An āśrama for Bhṛgu is in Maruderi, Chengalpattu district in Tamil Nadu. Khedbrahma in Gujarat is associated with Brahma and Bhṛgu's legend of testing the Trimurti. Lastly, Bhṛgu migrated to Bhuinj Satara, Maharashtra where he took Samadhi. His āśrama and his daughter's temple also situated there. His son's āśrama and samadhi are also situated on Chyavaneshwar hill near Bhuinj.

== Literature ==
=== Upanishads ===
In Tattiriya Upanishad, first six anuvakas of Bhrigu Valli are called Bhargavi Varuni Vidya, which means "the knowledge Bhrigu got from (his father) Varuni". It is in these anuvakas that sage Varuni advises Bhrigu with one of the oft-cited definition of Brahman, as "that from which beings originate, through which they live, and in which they re-enter after death, explore that because that is Brahman". This thematic, all encompassing, eternal nature of reality and existence develops as the basis for Bhrigu's emphasis on introspection and inwardization, to help peel off the outer husks of knowledge, in order to reach and realize the innermost kernel of spiritual self-knowledge.

=== Bhrigu Samhita ===
Bhrigu decided to write his famous books of astrology, the Bhrigu Samhita. Bhrigu collected birth charts, wrote full-life predictions, and compiled them together as Bhrigu Samhita. Bhrigu Samhita is believed to be one of the first book of its kind in the field of astrology.

== Lineage ==
The lineage of Bhrigu includes Shukra, Chyavana, Aurva, Richika, Jamadagni, Parashurama, Bhargava, Balai, and Dadhichi.

=== Shukra ===
Shukra, son of Bhṛgu, is considered to be a Daitya-Guru, teacher of the Asuras. Shukra learned the mṛtyu sañjivini vidya from Lord Shiva, with which he could revive the dead and grant them immortality. Additionally, Shukra is also known the planet Venus in astronomical terms.

=== Chyavana ===
Once, while Puloma was pregnant with Chyavana, Bhṛgu had gone for a bath. While he was gone, an asura who was also named Puloma came to Bhrigu's āśrama in the form of a boar and kidnapped, or carried away, Bhṛgu's wife. Because of this, Bhṛgu's wife had a miscarriage. Despite being prematurely born, the infant was radiating light like the sun, which burned the asura into ashes. Later, when Puloma went back to Bhrigu with her prematurely-born yet miraculous child, Bhṛgu asked her how the asura had come to know of the location of the āśrama. She revealed that it was Agni who had told the asura Puloma about their whereabouts. Angered, Bhṛgu cursed Agni that he would consume all that came in his way.

=== Aurva ===
Aurva was the son of Chyavana and his wife Aarushi (daughter of Manu).

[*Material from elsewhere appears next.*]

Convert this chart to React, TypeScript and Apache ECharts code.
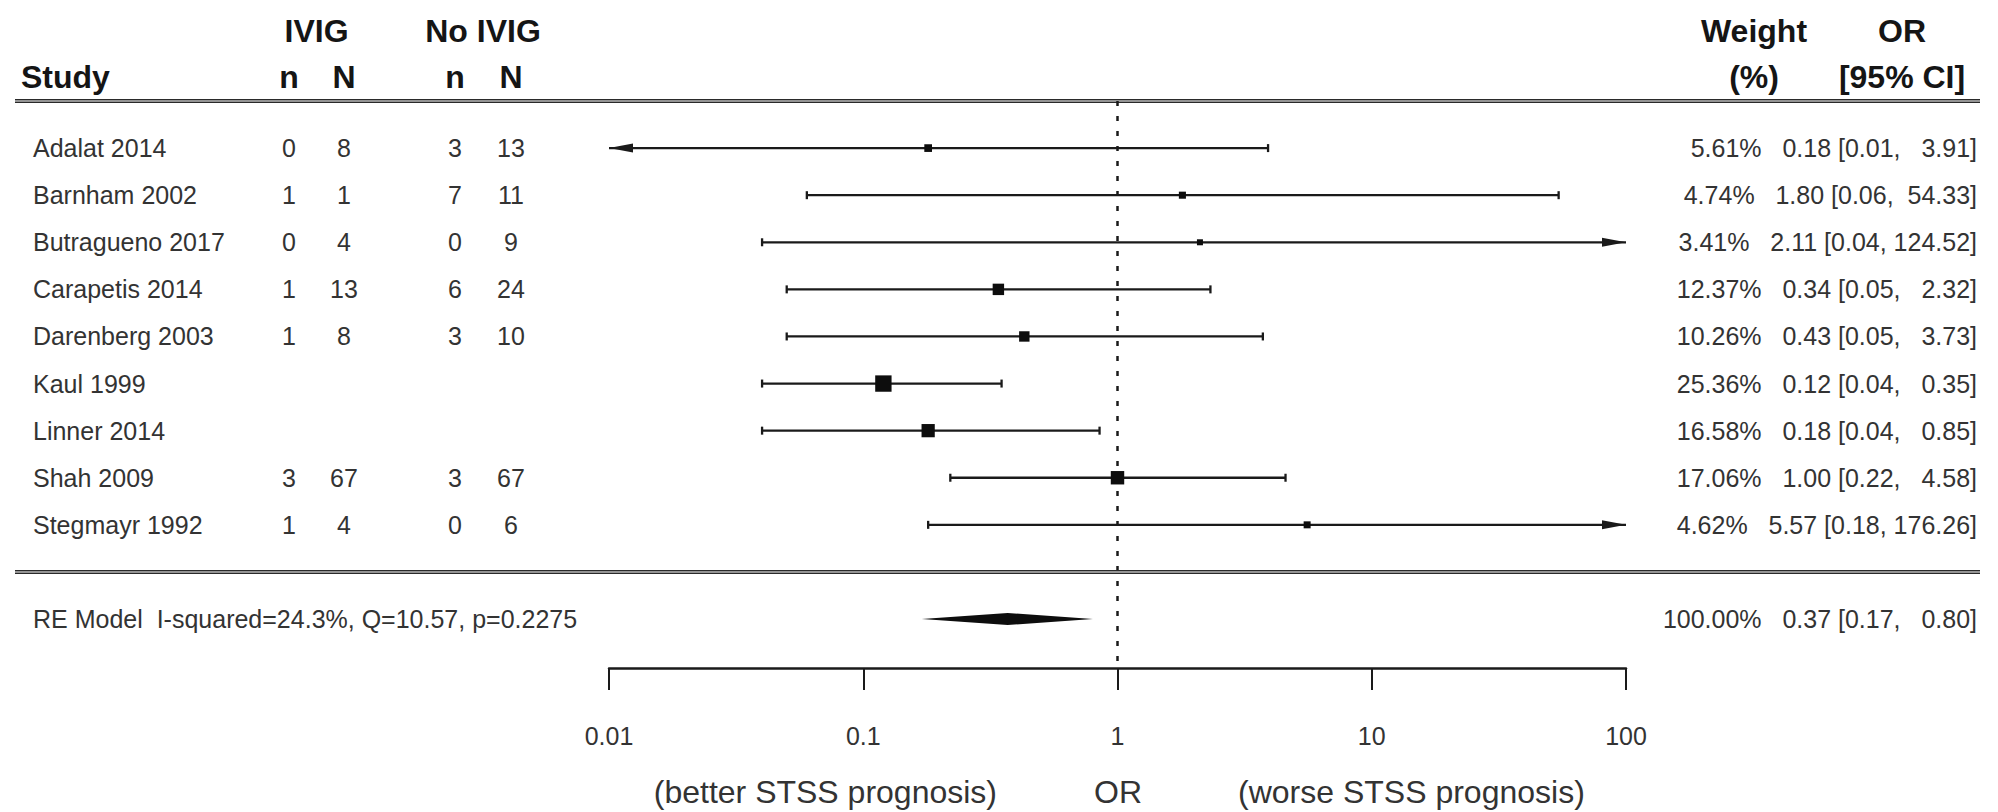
import React, { useEffect, useRef } from "react";
import * as echarts from "echarts";

// ---------------- data ----------------
const studies = [
  "Adalat 2014",
  "Barnham 2002",
  "Butragueno 2017",
  "Carapetis 2014",
  "Darenberg 2003",
  "Kaul 1999",
  "Linner 2014",
  "Shah 2009",
  "Stegmayr 1992",
];
const ivigEvents = ["0", "1", "0", "1", "1", "", "", "3", "1"];
const ivigTotals = ["8", "1", "4", "13", "8", "", "", "67", "4"];
const noIvigEvents = ["3", "7", "0", "6", "3", "", "", "3", "0"];
const noIvigTotals = ["13", "11", "9", "24", "10", "", "", "67", "6"];
const weights = [5.61, 4.74, 3.41, 12.37, 10.26, 25.36, 16.58, 17.06, 4.62];
const oddsRatios = [0.18, 1.8, 2.11, 0.34, 0.43, 0.12, 0.18, 1.0, 5.57];
const ciLower = [0.01, 0.06, 0.04, 0.05, 0.05, 0.04, 0.04, 0.22, 0.18];
const ciUpper = [3.91, 54.33, 124.52, 2.32, 3.73, 0.35, 0.85, 4.58, 176.26];

const summaryLabel = "RE Model  I-squared=24.3%, Q=10.57, p=0.2275";
const summaryWeight = [100.0];
const summaryOR = [0.37];
const summaryLower = [0.17];
const summaryUpper = [0.8];

const tickLabels = ["0.01", "0.1", "1", "10", "100"];
const xLabelLeft = "(better STSS prognosis)";
const xLabelMid = "OR";
const xLabelRight = "(worse STSS prognosis)";

// ---------------- layout / style ----------------
const AX_MIN = 0.01;
const AX_MAX = 100;
const Y_MIN = -2.04;
const Y_MAX = 10;
const FONT = "'Liberation Sans', Arial, Helvetica, sans-serif";
const NB = "\u00A0";
const TEXT_COLOR = "#333";
const HEAD_COLOR = "#151515";
const LINE_COLOR = "#1a1a1a";
const BODY_SIZE = 25;
const XLAB_SIZE = 32;

const rows = studies.map((_, i) => studies.length - i);
const SUMMARY_ROW = -1;

const COL_NAME = 33;
const COL_IVIG_n = 289;
const COL_IVIG_N = 344;
const COL_NO_n = 455;
const COL_NO_N = 511;
const COL_RIGHT = 1977;

function f2(v: number) {
  return v.toFixed(2);
}
function annotation(w: number, est: number, lo: number, hi: number) {
  const hiS = f2(hi);
  const pad = NB.repeat(Math.max(0, 6 - hiS.length));
  return `${f2(w)}%${NB}${NB}${NB}${f2(est)}${NB}[${f2(lo)},${NB}${pad}${hiS}]`;
}

function txt(x: number, y: number, text: string, align: string, extra: any = {}) {
  return {
    type: "text",
    x,
    y,
    silent: true,
    style: {
      text,
      fontSize: BODY_SIZE,
      fontFamily: FONT,
      fill: TEXT_COLOR,
      align,
      textAlign: align,
      verticalAlign: "middle",
      textVerticalAlign: "middle",
      ...extra,
    },
  };
}

function headText(x: number, y: number, text: string, align: string) {
  return txt(x, y, text, align, { fontSize: 32, fontWeight: "bold", fill: HEAD_COLOR });
}

const option: any = {
  animation: false,
  backgroundColor: "#ffffff",
  textStyle: { fontFamily: FONT },
  grid: { left: 609, right: 1998 - 1626, top: 101, bottom: 812 - 668, containLabel: false },
  xAxis: {
    type: "log",
    logBase: 10,
    min: AX_MIN,
    max: AX_MAX,
    position: "bottom",
    axisLine: { show: true, onZero: false, lineStyle: { color: LINE_COLOR, width: 2.5 } },
    axisTick: { show: true, inside: false, length: 22, lineStyle: { color: LINE_COLOR, width: 2 } },
    minorTick: { show: false },
    splitLine: { show: false },
    axisLabel: {
      show: true,
      margin: 55,
      fontSize: BODY_SIZE,
      lineHeight: BODY_SIZE,
      fontFamily: FONT,
      color: TEXT_COLOR,
      formatter: (v: number) => tickLabels[Math.round(Math.log10(v)) + 2] ?? "",
    },
  },
  yAxis: { type: "value", min: Y_MIN, max: Y_MAX, show: false },
  graphic: [
    headText(21, 77, "Study", "left"),
    headText((COL_IVIG_n + COL_IVIG_N) / 2, 31, "IVIG", "center"),
    headText((COL_NO_n + COL_NO_N) / 2, 31, "No IVIG", "center"),
    headText(COL_IVIG_n, 77, "n", "center"),
    headText(COL_IVIG_N, 77, "N", "center"),
    headText(COL_NO_n, 77, "n", "center"),
    headText(COL_NO_N, 77, "N", "center"),
    headText(1754, 31, "Weight", "center"),
    headText(1754, 77, "(%)", "center"),
    headText(1902, 31, "OR", "center"),
    headText(1902, 77, "[95% CI]", "center"),
    txt(997, 792, xLabelLeft, "right", { fontSize: XLAB_SIZE }),
    txt(1118, 792, xLabelMid, "center", { fontSize: XLAB_SIZE }),
    txt(1238, 792, xLabelRight, "left", { fontSize: XLAB_SIZE }),
  ],
  series: [
    // horizontal rules + reference line
    {
      type: "custom",
      coordinateSystem: "cartesian2d",
      clip: false,
      silent: true,
      data: [[1, 10], [1, 0]],
      encode: { x: 0, y: 1 },
      renderItem: (params: any, api: any) => {
        const y = api.coord([1, api.value(1)])[1];
        const children: any[] = [
          { type: "line", shape: { x1: 15, y1: y - 1.3, x2: 1980, y2: y - 1.3 }, style: { stroke: "#2a2a2a", lineWidth: 1.5 } },
          { type: "line", shape: { x1: 15, y1: y + 1.3, x2: 1980, y2: y + 1.3 }, style: { stroke: "#2a2a2a", lineWidth: 1.5 } },
        ];
        if (params.dataIndex === 0) {
          const [xr, yt] = api.coord([1, 10]);
          const yb = api.coord([1, Y_MIN])[1];
          children.push({
            type: "line",
            shape: { x1: xr, y1: yt, x2: xr, y2: yb },
            style: { stroke: LINE_COLOR, lineWidth: 2.5, lineDash: [5, 10] },
          });
        }
        return { type: "group", children };
      },
    },
    // study CIs and squares
    {
      type: "custom",
      coordinateSystem: "cartesian2d",
      clip: false,
      silent: true,
      data: studies.map((_, i) => [oddsRatios[i], rows[i], ciLower[i], ciUpper[i], weights[i]]),
      encode: { x: 0, y: 1 },
      renderItem: (params: any, api: any) => {
        const est = api.value(0);
        const row = api.value(1);
        const lo = api.value(2);
        const hi = api.value(3);
        const w = api.value(4);
        const [xl, y] = api.coord([Math.max(lo, AX_MIN), row]);
        const xh = api.coord([Math.min(hi, AX_MAX), row])[0];
        const xe = api.coord([est, row])[0];
        const ls = { stroke: LINE_COLOR, lineWidth: 2.3 };
        const children: any[] = [{ type: "line", shape: { x1: xl, y1: y, x2: xh, y2: y }, style: ls }];
        if (lo <= AX_MIN) {
          children.push({ type: "polygon", shape: { points: [[xl, y], [xl + 24, y - 4.5], [xl + 24, y + 4.5]] }, style: { fill: LINE_COLOR } });
        } else {
          children.push({ type: "line", shape: { x1: xl, y1: y - 4, x2: xl, y2: y + 4 }, style: ls });
        }
        if (hi >= AX_MAX) {
          children.push({ type: "polygon", shape: { points: [[xh, y], [xh - 24, y - 4.5], [xh - 24, y + 4.5]] }, style: { fill: LINE_COLOR } });
        } else {
          children.push({ type: "line", shape: { x1: xh, y1: y - 4, x2: xh, y2: y + 4 }, style: ls });
        }
        const s = 3.25 * Math.sqrt(w);
        children.push({ type: "rect", shape: { x: xe - s / 2, y: y - s / 2, width: s, height: s }, style: { fill: "#0d0d0d" } });
        return { type: "group", children };
      },
    },
    // summary diamond
    {
      type: "custom",
      coordinateSystem: "cartesian2d",
      clip: false,
      silent: true,
      data: summaryOR.map((v, i) => [v, SUMMARY_ROW, summaryLower[i], summaryUpper[i]]),
      encode: { x: 0, y: 1 },
      renderItem: (params: any, api: any) => {
        const [xe, y] = api.coord([api.value(0), api.value(1)]);
        const xl = api.coord([api.value(2), api.value(1)])[0];
        const xh = api.coord([api.value(3), api.value(1)])[0];
        return {
          type: "polygon",
          shape: { points: [[xl, y], [xe, y - 6], [xh, y], [xe, y + 6]] },
          style: { fill: "#0d0d0d" },
        };
      },
    },
    // study table text
    {
      type: "custom",
      coordinateSystem: "cartesian2d",
      clip: false,
      silent: true,
      data: studies.map((_, i) => [1, rows[i]]),
      encode: { x: 0, y: 1 },
      renderItem: (params: any, api: any) => {
        const i = params.dataIndex;
        const y = api.coord([1, api.value(1)])[1];
        return {
          type: "group",
          children: [
            txt(COL_NAME, y, studies[i], "left"),
            txt(COL_IVIG_n, y, ivigEvents[i], "center"),
            txt(COL_IVIG_N, y, ivigTotals[i], "center"),
            txt(COL_NO_n, y, noIvigEvents[i], "center"),
            txt(COL_NO_N, y, noIvigTotals[i], "center"),
            txt(COL_RIGHT, y, annotation(weights[i], oddsRatios[i], ciLower[i], ciUpper[i]), "right"),
          ],
        };
      },
    },
    // summary text
    {
      type: "custom",
      coordinateSystem: "cartesian2d",
      clip: false,
      silent: true,
      data: [[1, SUMMARY_ROW]],
      encode: { x: 0, y: 1 },
      renderItem: (params: any, api: any) => {
        const y = api.coord([1, api.value(1)])[1];
        return {
          type: "group",
          children: [
            txt(COL_NAME, y, summaryLabel.replace(/  /g, NB + NB), "left"),
            txt(COL_RIGHT, y, annotation(summaryWeight[0], summaryOR[0], summaryLower[0], summaryUpper[0]), "right"),
          ],
        };
      },
    },
  ],
};

export default function App() {
  const ref = useRef<HTMLDivElement>(null);
  useEffect(() => {
    if (!ref.current) return;
    const chart = echarts.init(ref.current, null, { renderer: "svg" });
    chart.setOption(option);
    return () => chart.dispose();
  }, []);
  return (
    <div
      ref={ref}
      style={{ position: "fixed", left: 0, top: 0, width: 1998, height: 812, background: "#fff" }}
    />
  );
}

After King Krutavirya's death, his sons invaded the Bhargava rishis' ashrams to get their wealth. Since the Kshatriyas were hunting them down, the rishis had to leave their ashrams. Among the fleers was Aarushi, who was pregnant at that time. In order to protect her unborn child, she hid her garbha (womb) in her thigh as she fled. The Kshatriyas, however, found out about this and caught her. As she was getting captured, her thigh broke and a child came out. The child was radiating immensely, and his light blinded the Kshatriya kings. The kings realized their mistakes and asked for forgiveness. The child, who was Aurva, returned their eyesight, however, his strong hatred towards the Kshatriyas remained even as he grew older. Aurva began to perform austerities to bring justice to his ancestors (pitrus) for how the Kshatriya kings had treated them, and the rigorousness of his austerities caused the world to start burning down. Frightened by the destruction caused by Aurva's intense austerities, Aurva's pitrus appeared before him, and pleaded him to withdraw the fire, force it into the ocean, and stop his austerities to prevent further damage.